Les courbes de niveau ont été surlignées : en bleu pour la plus basse à 270 m d’altitude, en rouge pour la plus haute à 390 m. Il y a une courbe tous les 20 mètres avec une couleur qui passe progressivement du bleu au rouge. En haut de l’image, on distingue nettement le cours du Vicoin, petit affluent de la Creuse qui s’écoule vers l’ouest. Un peu au sud, on remarque une longue croupe qui remonte vers le sud-ouest jusqu’à un plateau à 390 m puis une dépression qui est occupée dans sa partie supérieure par le grand étang de la Chaume. La figure 55 montre la suite du relief vers le sud. On voit un autre plateau à 390 m dans la continuité du précédent.
La figure suivante montre où se situent les points de départ de l’air chaud.

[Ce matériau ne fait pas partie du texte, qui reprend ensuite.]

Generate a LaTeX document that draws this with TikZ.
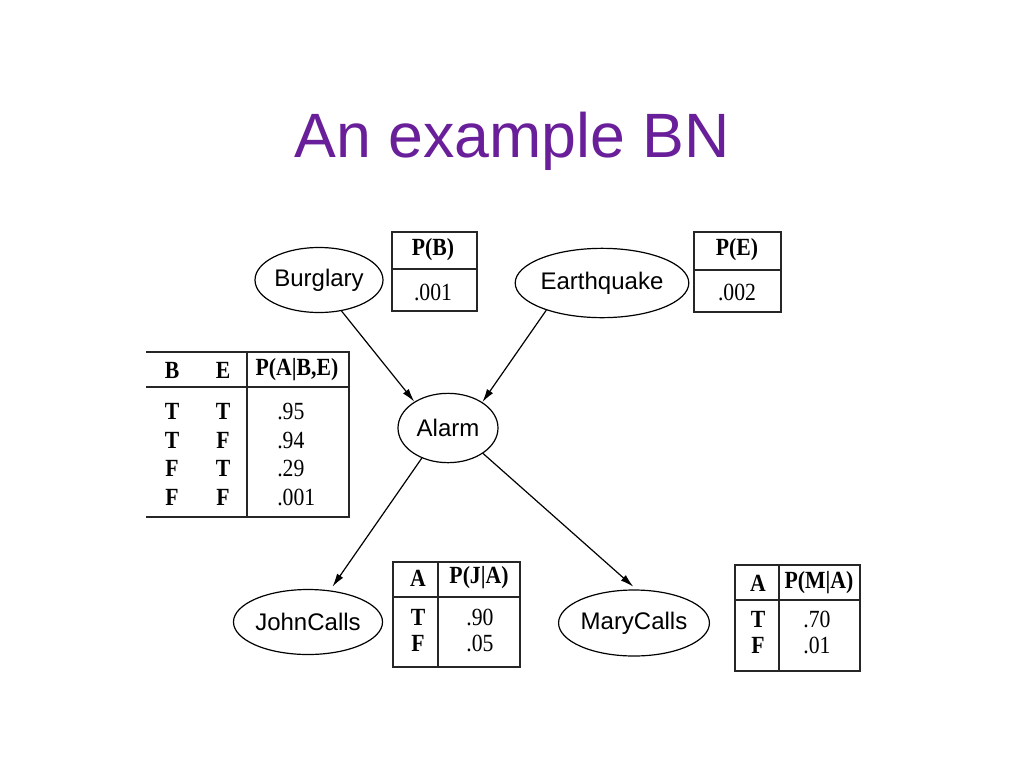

On a tracé un point pour chaque tour de giratoire des thermiques 63 et 64. Tous les points sont alignés sur une droite. Il n’y a donc pas une errance du thermique qui se déplacerait en fonction des zones générant de l’air chaud. Mais on remarque aussi que les points se regroupent en trois zones. Les deux premières correspondent au thermique 63. L’air chaud qui alimente longtemps le début du thermique part d’un plateau situé en rive droite du Vicoin près d’une ferme appelée « la Grande Métairie ». Il est faiblement incliné vers l’ouest. Le point de départ calculé fait plusieurs allers et retours sur une distance d’un kilomètre environ. Puis le point de départ se déplace rapidement, franchit le Vicoin, remonte la pente NW et traverse l’autoroute sans s’arrêter. Il ralentit lorsqu’il atteint la vaste croupe qui descend du hameau de Bois Bimbet. Là encore, le point de départ fait plusieurs allers et retour à l’ouest de Bois Bimbet, mais sans jamais descendre jusqu’à l’étang de la Chaume. A la fin du thermique 63, le point de départ quitte brusquement la zone de Bois Bimbet et vient s’établir six kilomètres plus loin, sur le second plateau, à 390 m d’altitude. Pendant tout le thermique 64, il oscille le long d’une ligne qui se trouve un peu au-delà du point culminant. Il faut noter que dans le thermique 64, le pilote est à 1500 m de hauteur. De ce fait, le calcul du point de départ est moins précis. Cependant, les points successifs restent bien groupés. La trace au sol donne l’impression que le thermique est alimenté de préférence par ces zones plates ou faiblement bombées, encadrées par des ruisseaux dont le cours est bien marqué.
Les nuages
L’analyse de la trace a un défaut. Elle ignore l’étendue et la position des nuages. Or ceux-ci ont une influence déterminante sur le chauffage du sol et sans doute aussi sur le déclenchement des thermiques. Ils peuvent aussi modifier la vitesse ascensionnelle de l’air au sommet du thermique ce qui a une incidence sur le calcul du point de départ de l’air chaud. Les conclusions suivantes doivent donc être prises avec prudence.
Conclusion
L’analyse des thermiques 63 et 64 du vol record de Martin Morlet du 1er mai 2016 donne des indications intéressantes sur le comportement des thermiques de plaine. Elle montre qu’un thermique peut persister pendant plus de 30 minutes et avoir une trace sur le sol qui s’étend sur près de 15 kilomètres. Comme c’est le pilote qui, arrivé au plafond, a décidé de quitter le thermique, il est fort possible que celui-ci ait continué sa course. Dans l’article précédent, on soulignait que le relief de plaine avait peu d’influence sur le départ des thermiques. Le point de départ de l’air chaud a été calculé comme dans l’article précédent. On observe sur la trace trois zones de départ privilégiées. Elles font un à deux kilomètres de longueur. La première est un plateau faiblement incliné vers le sud-ouest. La seconde, une longue croupe orientée du NW au SE qui se termine au dessus d’un vaste étang. La troisième, à la fin d’un dôme très plat, à 390 m d’altitude, qui marque le point culminant du paysage. En revanche, les vallées, peu profondes mais néanmoins bien marquées, ne produisent aucun départ d’air chaud.